Afzelechin is a flavan-3-ol, a type of flavonoid. It can be found in Bergenia ligulata ( paashaanbhed in Ayurveda traditional Indian medicine). It exists as at least two major epimers (afzelechin and epiafzelechin).

==Metabolism==
(2R,3S)-Catechin:NADP^{+} 4-oxidoreductase transforms cis-3,4-leucopelargonidin into afzelechin.

== Glycosides ==
Arthromerin A (afzelechin-3-O-β-D-xylopyranoside) and arthromerin B (afzelechin-3-O-β-D-glucopyranoside) are afzelechin glycosides isolated from the roots of the fern Arthromeris mairei. (+)-Afzelechin-O-β-4′-D-glucopyranoside can be isolated from the rhizomes of the fern Selliguea feei.

==Proanthocyanidins==
===Dimers===
Afzelechin-(4α→8)-afzelechin (molecular formula C_{30}H_{26}O_{10}, molar mass: 546.52 g/mol, exact mass: 546.152597, CAS number: 101339-37-1, Pubchem CID: 12395) is a B type proanthocyanidin.

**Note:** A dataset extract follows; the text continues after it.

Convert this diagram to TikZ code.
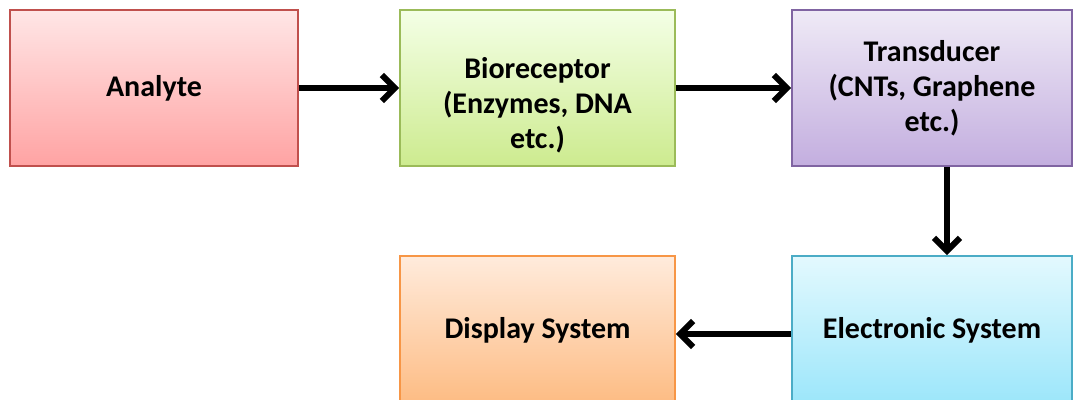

ent-Epiafzelechin-3-O-p-hydroxybenzoate-(4α→8,2α→O→7)-epiafzelechin is an A-type proanthocyanidin found in apricots (Prunus armeniaca).

===Trimers===
Selligueain A (epiafzelechin-(4β→8,2β→O→7)-epiafzelechin-(4β→8)-afzelechin) is an A type proanthocyanidin.